Kaçmak— Bazı insanlar fırsatını bulduğu anda başka takımlara kaçarlar, hatta bazen şirketten giderler. Kaçış fikri daha en baştan bu konular konuşulmaya başlandığında alınmıştır, ortaya çıkması zaman alabilir. Kişiler uygulamaya başladıktan sonra zamanla bu yeni metodu anlamaya ve kabul etmeye başlarlar.  Ancak yeni taahhütler vermiş veya yeni sözleşmeler imzalamışlarsa artık bundan geriye dönüş pek mümkün olamayabilir. Kaçmayıp anlamaya çalışanlar bu yeni yöntemin aslında kendilerine ne kadar çok alan açtığını ve işbirliğini nasıl geliştirdiğini gördüklerinde derin bir ohhh çekerler.

Donup Kalmak — Şaşırtıcı sayıda insan motivasyonlarını kaybederek aylar boyunca hiçbir değer üretemeyebilirler. Bilgisayar başında bir şeyler yapmaya devam ederler ancak sonuçta gerçek bir çıktı yaratamayabilirler.

 

Çalıştığımız bütün takımlarda çatışan, donup kalan örnekler gördük bazen de, Allahtan az da olsa kaçanlarla da karşılaştık. Bu yaklaşım bizim, agile başlangıçlarında neden insanların bu kadar akılcı olmayan şekillerde yaklaştıklarını anlamamızı sağladı. Bizim çevik koç olarak görevimiz: insanların bu anksiyete sürecini kolaylıkla atlatmalarını sağlamak. Biz orada olmasak da, siz liderlerinde bu tepkilerin farkında olarak değişimi yönetmeniz bekleniyor. Eminim hepinizin “gerekli olan yetkinlikler setinde” değişim yönetimi vardır.

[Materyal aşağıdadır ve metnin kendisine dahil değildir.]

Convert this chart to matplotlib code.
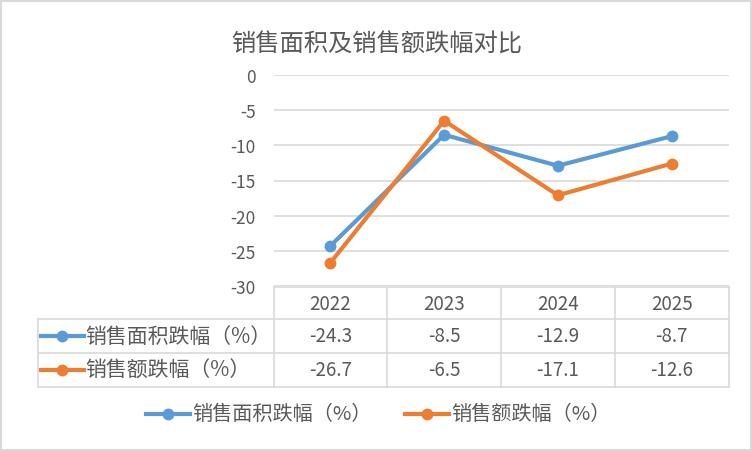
import matplotlib
matplotlib.use("Agg")
import matplotlib.pyplot as plt
from matplotlib.lines import Line2D
from matplotlib.patches import Rectangle

plt.rcParams['font.family'] = ['Noto Sans CJK SC', 'DejaVu Sans']

years = ['2022', '2023', '2024', '2025']
area_drop = [-24.3, -8.5, -12.9, -8.7]
sales_drop = [-26.7, -6.5, -17.1, -12.6]
series_names = ['销售面积跌幅（%）', '销售额跌幅（%）']
title = '销售面积及销售额跌幅对比'
yticks = [0, -5, -10, -15, -20, -25, -30]

blue = '#5B9BD5'
orange = '#ED7D31'
grid_c = '#D9D9D9'
text_c = '#595959'

W, H = 752, 452
fig = plt.figure(figsize=(W / 100, H / 100), dpi=100)

# chart border
fig.patches.append(Rectangle((1.5 / W, 1.5 / H), 1 - 3 / W, 1 - 3 / H, transform=fig.transFigure,
                             fill=False, edgecolor='#D9D9D9', linewidth=1.5))

def fx(px):
    return px / W

def fy(py):
    return 1 - py / H

x0, x1 = 273.5, 728.5
y_top, y_bot = 76, 287
ax = fig.add_axes([fx(x0), fy(y_bot), fx(x1) - fx(x0), fy(y_top) - fy(y_bot)])

xs = range(len(years))
ax.plot(xs, area_drop, color=blue, lw=3, marker='o', ms=7.5, zorder=3)
ax.plot(xs, sales_drop, color=orange, lw=3, marker='o', ms=7.5, zorder=3)
ax.set_xlim(-0.5, len(years) - 0.5)
ax.set_ylim(-30, 0)
ax.set_yticks(yticks)
ax.set_yticklabels([str(v) for v in yticks], color=text_c, fontsize=12.5, fontweight='light')
ax.yaxis.grid(True, color=grid_c, lw=1.2)
ax.set_axisbelow(True)
ax.set_xticks([])
ax.tick_params(axis='y', length=0, pad=13)
for s in ax.spines.values():
    s.set_visible(False)

fig.text(fx(377), fy(45), title, ha='center', va='center', fontsize=17.5, color=text_c, fontweight='light')

# data table
col_w = (x1 - x0) / len(years)
rows_y = [288, 320, 354, 388]
lab_x = 38
lines = []
for k in range(len(years) + 1):
    xx = x0 + k * col_w
    lines.append(([xx, xx], [rows_y[0], rows_y[-1]]))
lines.append(([x0, x1], [rows_y[0], rows_y[0]]))
for yy in rows_y[1:]:
    lines.append(([lab_x, x1], [yy, yy]))
lines.append(([lab_x, lab_x], [rows_y[1], rows_y[-1]]))
for lx, ly in lines:
    fig.add_artist(Line2D([fx(v) for v in lx], [fy(v) for v in ly], color=grid_c, lw=1.2))

for i, yr in enumerate(years):
    cx = x0 + (i + 0.5) * col_w
    fig.text(fx(cx), fy((rows_y[0] + rows_y[1]) / 2), yr, ha='center', va='center', fontsize=13.5,
             color=text_c, fontweight='light')

for r, (vals, col, name) in enumerate([(area_drop, blue, series_names[0]), (sales_drop, orange, series_names[1])]):
    cy = (rows_y[r + 1] + rows_y[r + 2]) / 2
    fig.add_artist(Line2D([fx(41), fx(84)], [fy(cy), fy(cy)], color=col, lw=3))
    fig.add_artist(Line2D([fx(62)], [fy(cy)], color=col, marker='o', ms=7.5))
    fig.text(fx(85), fy(cy), name, ha='left', va='center', fontsize=15, color=text_c, fontweight='light')
    for i, v in enumerate(vals):
        cx = x0 + (i + 0.5) * col_w
        fig.text(fx(cx), fy(cy), f'{v}', ha='center', va='center', fontsize=13.5, color=text_c,
                 fontweight='light')

# legend
leg_y = 415
for name, col, sx in [(series_names[0], blue, 146), (series_names[1], orange, 405)]:
    fig.add_artist(Line2D([fx(sx), fx(sx + 44)], [fy(leg_y), fy(leg_y)], color=col, lw=3))
    fig.add_artist(Line2D([fx(sx + 22)], [fy(leg_y)], color=col, marker='o', ms=7.5))
    fig.text(fx(sx + 46), fy(leg_y), name, ha='left', va='center', fontsize=14.5, color=text_c,
             fontweight='light')

fig.savefig('out.png', dpi=100)
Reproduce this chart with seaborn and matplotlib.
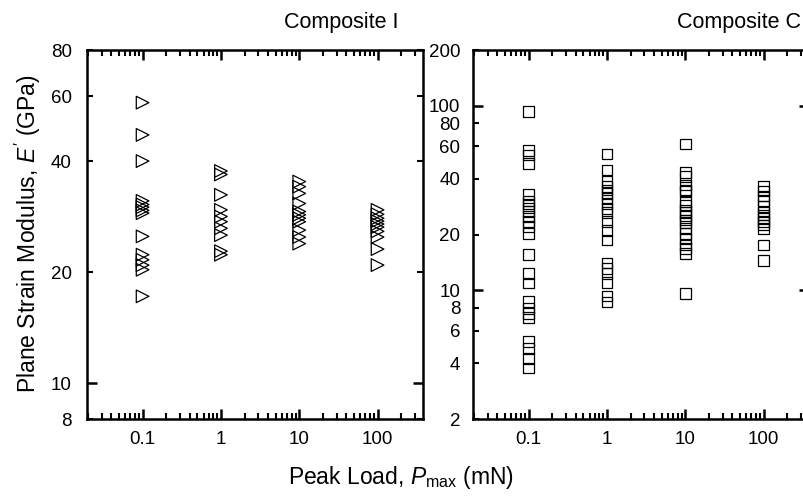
import numpy as np
import pandas as pd
import seaborn as sns
import matplotlib.pyplot as plt
from matplotlib.ticker import LogLocator, NullFormatter

# Peak loads (mN)
loads = [0.1, 1, 10, 100]

# Composite I, plane strain modulus (GPa) at each peak load
comp_i_01 = [57.6, 47.1, 40.0, 31.2, 30.5, 30.0, 29.4, 28.9, 25.0, 22.3, 21.6, 20.9, 20.3, 17.2]
comp_i_1 = [37.6, 36.8, 32.4, 29.5, 28.3, 27.4, 26.3, 25.2, 22.8, 22.3]
comp_i_10 = [35.2, 34.1, 32.7, 30.7, 29.2, 28.6, 28.0, 27.4, 26.0, 24.9, 23.9]
comp_i_100 = [29.5, 28.7, 28.0, 27.5, 27.0, 26.5, 25.8, 24.9, 23.1, 20.9]

# Composite C, plane strain modulus (GPa) at each peak load
comp_c_01 = [92.6, 57.0, 54.0, 48.6, 33.0, 30.4, 29.2, 27.9, 26.6, 25.0, 23.5, 22.1, 20.3,
             15.6, 12.3, 10.9, 8.65, 7.96, 7.48, 7.08, 5.25, 4.83, 4.27, 3.77]
comp_c_1 = [54.6, 44.7, 38.7, 36.3, 34.8, 33.4, 31.4, 29.5, 27.7, 26.3, 23.5, 21.0, 18.7,
            14.0, 13.1, 12.3, 11.0, 9.3, 8.6]
comp_c_10 = [61.9, 43.3, 41.2, 37.1, 34.8, 34.1, 30.1, 28.9, 27.2, 26.3, 25.2, 24.0, 23.2,
             21.6, 20.3, 19.0, 17.5, 16.8, 15.8, 9.6]
comp_c_100 = [36.3, 34.5, 32.3, 30.5, 28.3, 26.5, 25.5, 24.5, 23.5, 22.5, 21.6, 17.5, 14.5]


def to_frame(groups):
    rows = []
    for load, vals in zip(loads, groups):
        for v in vals:
            rows.append((load, v))
    return pd.DataFrame(rows, columns=['load', 'E'])


df_i = to_frame([comp_i_01, comp_i_1, comp_i_10, comp_i_100])
df_c = to_frame([comp_c_01, comp_c_1, comp_c_10, comp_c_100])

sns.set_style('ticks')
plt.rcParams['font.family'] = ['Liberation Sans', 'DejaVu Sans']
plt.rcParams['mathtext.fontset'] = 'custom'
plt.rcParams['mathtext.rm'] = 'Liberation Sans'
plt.rcParams['mathtext.it'] = 'Liberation Sans:italic'
for key in ['text.color', 'axes.labelcolor', 'xtick.color', 'ytick.color', 'axes.edgecolor']:
    plt.rcParams[key] = 'black'

fig = plt.figure(figsize=(8.04, 4.99), dpi=100)
ax1 = fig.add_axes([87 / 804, 80 / 499, 336 / 804, 369 / 499])
ax2 = fig.add_axes([473 / 804, 80 / 499, 336 / 804, 369 / 499])

sns.scatterplot(data=df_i, x='load', y='E', marker='>', s=83, facecolor='none',
                edgecolor='black', linewidth=0.9, ax=ax1, legend=False)
sns.scatterplot(data=df_c, x='load', y='E', marker='s', s=58, facecolor='none',
                edgecolor='black', linewidth=0.9, ax=ax2, legend=False)

for ax in (ax1, ax2):
    ax.set_xscale('log')
    ax.set_yscale('log')
    ax.set_xlim(0.0195, 380)
    ax.set_xticks(loads, labels=['0.1', '1', '10', '100'])
    ax.xaxis.set_minor_locator(LogLocator(base=10, subs=np.arange(2, 10)))
    ax.xaxis.set_minor_formatter(NullFormatter())
    ax.set_xlabel('')
    ax.set_ylabel('')
    for sp in ax.spines.values():
        sp.set_linewidth(1.8)
        sp.set_color('black')
        sp.set_visible(True)
    ax.tick_params(which='both', direction='in', top=True, right=True, labelsize=13.5,
                   color='black', labelcolor='black')
    ax.tick_params(which='major', length=7.5, width=1.8)
    ax.tick_params(which='minor', length=4.5, width=1.5)
    ax.tick_params(axis='x', which='both', pad=9)

ax1.set_ylim(8, 80)
ax1.set_yticks([10], labels=['10'])
ax1.set_yticks([8, 20, 40, 60, 80], labels=['8', '20', '40', '60', '80'], minor=True)
ax1.tick_params(axis='y', which='both', pad=11)

ax2.set_ylim(2, 200)
ax2.set_yticks([10, 100], labels=['10', '100'])
ax2.set_yticks([2, 4, 6, 8, 20, 40, 60, 80, 200],
               labels=['2', '4', '6', '8', '20', '40', '60', '80', '200'], minor=True)
ax2.tick_params(axis='y', which='both', pad=9)

fig.text(0.425, 0.955, 'Composite I', ha='center', va='center', fontsize=15.5)
fig.text(0.996, 0.955, 'Composite C', ha='right', va='center', fontsize=15.5)
fig.text(0.035, 0.531, "Plane Strain Modulus, $E'$ (GPa)", rotation=90,
         ha='center', va='center', fontsize=16.5)
fig.text(0.499, 0.044, r'Peak Load, $P_{\mathrm{max}}$ (mN)', ha='center', va='center',
         fontsize=16.5)

fig.savefig('out.png', dpi=100)
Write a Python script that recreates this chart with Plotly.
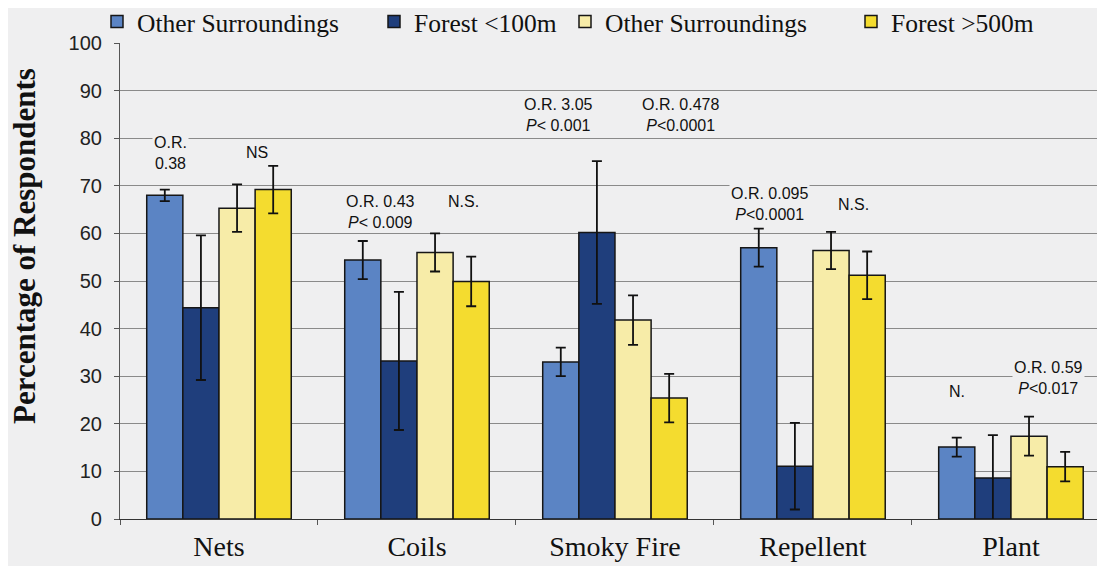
import plotly.graph_objects as go

# ---------------- data ----------------
categories = ["Nets", "Coils", "Smoky Fire", "Repellent", "Plant"]
series_names = ["Other Surroundings", "Forest <100m", "Other Surroundings", "Forest >500m"]

near_other = [68.0, 54.4, 33.0, 57.0, 15.1]
near_other_err = [1.2, 4.0, 3.0, 4.0, 2.0]
forest_100 = [44.4, 33.2, 60.2, 11.1, 8.6]
forest_100_err = [15.2, 14.5, 15.0, 9.1, 9.0]
far_other = [65.3, 56.0, 41.8, 56.4, 17.4]
far_other_err = [5.0, 4.0, 5.2, 3.9, 4.1]
forest_500 = [69.2, 49.9, 25.4, 51.2, 11.0]
forest_500_err = [5.0, 5.2, 5.1, 5.0, 3.1]

y_ticks = [0, 10, 20, 30, 40, 50, 60, 70, 80, 90, 100]
y_title = "Percentage of Respondents"

# statistical notes: (category index, horizontal offset in category units, y value, text)
note_cat = [0, 0, 1, 1, 2, 2, 3, 3, 4, 4]
note_dx = [-0.243, 0.192, -0.182, 0.235, -0.283, 0.329, -0.222, 0.207, -0.273, 0.192]
note_y = [76.9, 76.9, 64.4, 66.6, 84.9, 84.9, 66.2, 66.0, 26.7, 29.6]
note_text = [
    "O.R.<br>0.38", "NS",
    "O.R. 0.43<br><i>P</i>< 0.009", "N.S.",
    "O.R. 3.05<br><i>P</i>< 0.001", "O.R. 0.478<br><i>P</i><0.0001",
    "O.R. 0.095<br><i>P</i><0.0001", "N.S.",
    "N.", "O.R. 0.59<br><i>P</i><0.017",
]

# ---------------- style ----------------
colors = ["#5b84c4", "#1f3e7c", "#f7eca8", "#f4dc2f"]
values = [near_other, forest_100, far_other, forest_500]
errors = [near_other_err, forest_100_err, far_other_err, forest_500_err]
legend_ids = ["legend", "legend2", "legend3", "legend4"]
legend_text_x = [137, 414, 605, 891]   # page x where each legend text starts

OFF = 8                     # default page margin around the figure
W, H = 1105 - OFF, 566 - OFF
PL, PT, PB = 120 - OFF, 43 - OFF, 519 - OFF   # plot box in figure pixels
BG = "#efeff0"

fig = go.Figure()
for name, vals, errs, col, lg in zip(series_names, values, errors, colors, legend_ids):
    fig.add_trace(go.Bar(
        x=categories, y=vals, name=name, legend=lg,
        marker=dict(color=col, line=dict(color="#161616", width=1.5)),
        error_y=dict(type="data", array=errs, visible=True, color="#111111",
                     thickness=1.8, width=5),
    ))

annotations = []
for c, dx, yv, t in zip(note_cat, note_dx, note_y, note_text):
    annotations.append(dict(
        x=c + dx, y=yv, xref="x", yref="y", text=t, showarrow=False,
        font=dict(family="Liberation Sans, Arial, sans-serif", size=16, color="#111111"),
        bgcolor=BG, borderpad=1, align="center",
    ))

# y-axis title (placed as rotated text to match the original's position)
annotations.append(dict(
    text="<b>" + y_title + "</b>", textangle=-90, showarrow=False,
    xref="paper", yref="paper",
    x=(24 - 120) / (W - PL), y=(519 - 246) / (PB - PT),
    xanchor="center", yanchor="middle",
    font=dict(family="Liberation Serif, Times New Roman, serif", size=31, color="#111111"),
))

layout_legends = {}
for lg, tx in zip(legend_ids, legend_text_x):
    layout_legends[lg] = dict(
        x=(tx - OFF - 40) / W, xref="container", xanchor="left",
        y=1 - (22 - OFF) / H, yref="container", yanchor="middle",
        orientation="h", bgcolor="rgba(0,0,0,0)", borderwidth=0,
        font=dict(family="Liberation Serif, Times New Roman, serif", size=25.5, color="#111111"),
    )

fig.update_layout(
    width=W, height=H,
    margin=dict(l=PL, r=0, t=PT, b=H - PB, autoexpand=False),
    paper_bgcolor=BG, plot_bgcolor=BG,
    barmode="group", bargap=0.27, bargroupgap=0.0,
    showlegend=True,
    annotations=annotations,
    xaxis=dict(
        type="category", range=[-0.5, 4.475],
        showline=True, linecolor="#333333", linewidth=1.2,
        ticks="outside", tickson="boundaries", ticklen=5, tickcolor="#555555",
        showgrid=False,
        tickfont=dict(family="Liberation Serif, Times New Roman, serif", size=28, color="#111111"),
        ticklabelstandoff=2,
    ),
    yaxis=dict(
        range=[0, 100], tickvals=y_ticks,
        showline=True, linecolor="#555555", linewidth=1.2,
        ticks="outside", ticklen=5, tickcolor="#555555",
        showgrid=True, gridcolor="#8a8a8a", gridwidth=1,
        zeroline=False,
        tickfont=dict(family="Liberation Sans, Arial, sans-serif", size=20, color="#222222"),
        ticklabelstandoff=8,
    ),
    **layout_legends,
)

fig.write_html("out.html")
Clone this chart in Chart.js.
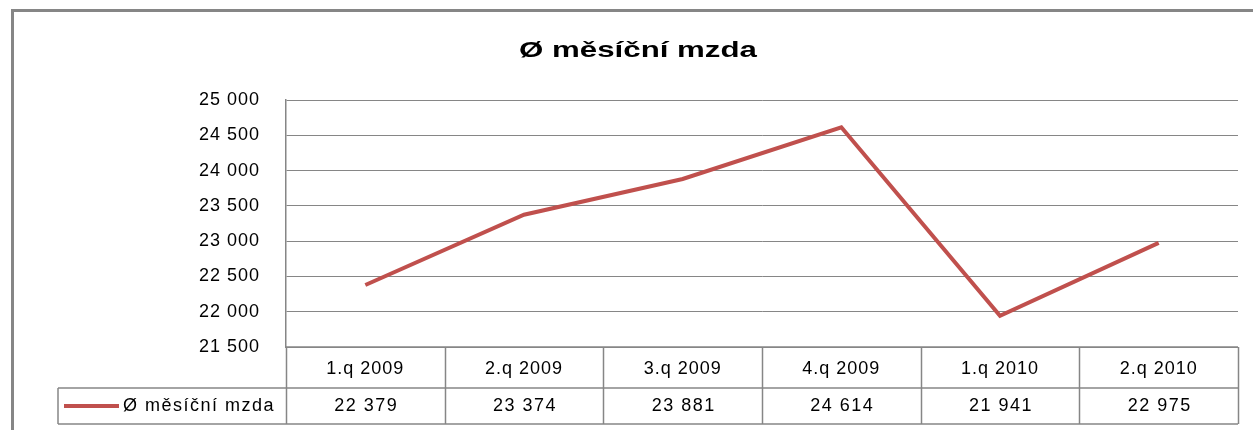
<!DOCTYPE html>
<html>
<head>
<meta charset="utf-8">
<script src="https://cdn.jsdelivr.net/npm/chart.js@4"></script>
<style>
  html, body { margin: 0; padding: 0; background: #fff; }
  #wrap { width: 1253px; height: 430px; }
</style>
</head>
<body>
<div id="wrap"><canvas id="wageChart" width="1253" height="430"></canvas></div>
<script>
// Data
const chartTitle = 'Ø měsíční mzda';
const quarters = ['1.q 2009', '2.q 2009', '3.q 2009', '4.q 2009', '1.q 2010', '2.q 2010'];
const avgWage = [22379, 23374, 23881, 24614, 21941, 22975];
const yTicks = { min: 21500, max: 25000, step: 500 };

const GRAY = '#868686';
const RED = '#C0504D';
const FONT = "'Liberation Sans', Arial, sans-serif";
const TICK_SPACING = '1px';

function fmt(v) {
    return String(v).replace(/\B(?=(\d{3})+(?!\d))/g, ' ');
}

// slightly wider letter spacing, like the GDI-rendered original
const spacingPlugin = {
    id: 'spacing',
    beforeLayout(chart) { chart.ctx.letterSpacing = TICK_SPACING; },
    beforeDraw(chart) { chart.ctx.letterSpacing = TICK_SPACING; }
};

// Title, frame and Excel-like data table under the plot
const dataTablePlugin = {
    id: 'dataTable',
    afterDraw(chart) {
        const ctx = chart.ctx;
        const area = chart.chartArea;
        const xs = chart.scales.x;
        const colW = xs.getPixelForValue(1) - xs.getPixelForValue(0);
        const row1 = area.bottom + 41;
        const row2 = row1 + 36;
        const legendLeft = 58;

        ctx.save();
        // outer frame
        ctx.strokeStyle = GRAY;
        ctx.lineWidth = 3;
        ctx.strokeRect(12.5, 10.5, 1400, 600);

        // title (stretched horizontally like the original)
        ctx.save();
        ctx.fillStyle = '#000';
        ctx.font = 'bold 22px ' + FONT;
        ctx.letterSpacing = '0px';
        ctx.textAlign = 'center';
        ctx.textBaseline = 'alphabetic';
        ctx.translate(638, 57);
        ctx.scale(1.42, 1);
        ctx.fillText(chartTitle, 0, 0);
        ctx.restore();

        // table grid
        ctx.lineWidth = 1.5;
        ctx.beginPath();
        ctx.moveTo(area.left, area.bottom); ctx.lineTo(area.right, area.bottom);
        ctx.moveTo(legendLeft, row1); ctx.lineTo(area.right, row1);
        ctx.moveTo(legendLeft, row2); ctx.lineTo(area.right, row2);
        ctx.moveTo(legendLeft, row1); ctx.lineTo(legendLeft, row2);
        for (let i = 0; i <= quarters.length; i++) {
            const x = Math.round(xs.getPixelForValue(i) - colW / 2) + 0.5;
            ctx.moveTo(x, area.bottom); ctx.lineTo(x, row2);
        }
        ctx.stroke();

        // values row
        ctx.fillStyle = '#000';
        ctx.font = '18px ' + FONT;
        ctx.letterSpacing = '1.5px';
        ctx.textAlign = 'center';
        ctx.textBaseline = 'middle';
        const ds = chart.data.datasets[0];
        ds.data.forEach((v, i) => {
            ctx.fillText(fmt(v), xs.getPixelForValue(i) + 1, (row1 + row2) / 2);
        });

        // legend key
        const ly = (row1 + row2) / 2;
        ctx.strokeStyle = RED;
        ctx.lineWidth = 4;
        ctx.beginPath();
        ctx.moveTo(64, ly); ctx.lineTo(119, ly);
        ctx.stroke();
        ctx.textAlign = 'left';
        ctx.letterSpacing = '1.5px';
        ctx.fillText(ds.label, 123, ly);
        ctx.restore();
    }
};

const ctx = document.getElementById('wageChart').getContext('2d');
const wageChart = new Chart(ctx, {
    type: 'line',
    data: {
        labels: quarters,
        datasets: [{
            label: chartTitle,
            data: avgWage,
            borderColor: RED,
            backgroundColor: RED,
            borderWidth: 4,
            pointRadius: 0,
            tension: 0,
            fill: false
        }]
    },
    options: {
        responsive: false,
        animation: false,
        layout: { padding: { left: 0, right: 15, top: 100, bottom: 6 } },
        plugins: {
            legend: { display: false },
            tooltip: { enabled: false },
            title: { display: false }
        },
        scales: {
            x: {
                offset: true,
                grid: { display: false, drawTicks: false },
                border: { display: false },
                ticks: { color: '#000', font: { family: FONT, size: 18 }, padding: 11, maxRotation: 0 },
                afterFit: scale => { scale.height = 77; }
            },
            y: {
                min: yTicks.min,
                max: yTicks.max,
                grid: { color: GRAY, lineWidth: 1, drawTicks: false },
                border: { display: true, color: GRAY, width: 1.5 },
                ticks: {
                    stepSize: yTicks.step,
                    color: '#000',
                    font: { family: FONT, size: 18 },
                    padding: 26,
                    callback: v => fmt(v)
                },
                afterFit: scale => { scale.width = 286; }
            }
        }
    },
    plugins: [spacingPlugin, dataTablePlugin]
});
</script>
</body>
</html>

Öncelikle çalışanların endişelerinin sebeplerini anlayarak, değişimin kendi şartları doğrultuşunda gerçekleşeceğini göstermek gerekiyor. Her takım veya her organizasyon kendi hızında ilerler. Hazmede, hazmede, küçük değişimler yaparak, yeni pratikler ekleyerek, deneyimlerinize göre ilerleyerek, küçük riskler alıp onu başarı veya başarısızlık hikayelerine dönüştürerek, organizasyon içindeki anlayışı, algıyı değiştirebilirsiniz. Değişime toptancı bakış açısı ile yaklaşmayıp, çevik bir bakış açısıyla yaklaşırsanız: Hem riskleri, hem de direnci minimize edersiniz. Ortak bir anlayış geliştirmek, organizasyon içinde iş birliği ve deneysel süreç kontrolünü öne çıkarmak, güvenli alan yaratmak siz yöneticilerin sorumluluğundadır. Bu atmosfer değişim için çalışanların motive olmasını ve elini taşın altına koymasını sağlayacaktır. Bu süreç sonunda ortaya çıkan sonuçlara siz bile inanamayacaksınız.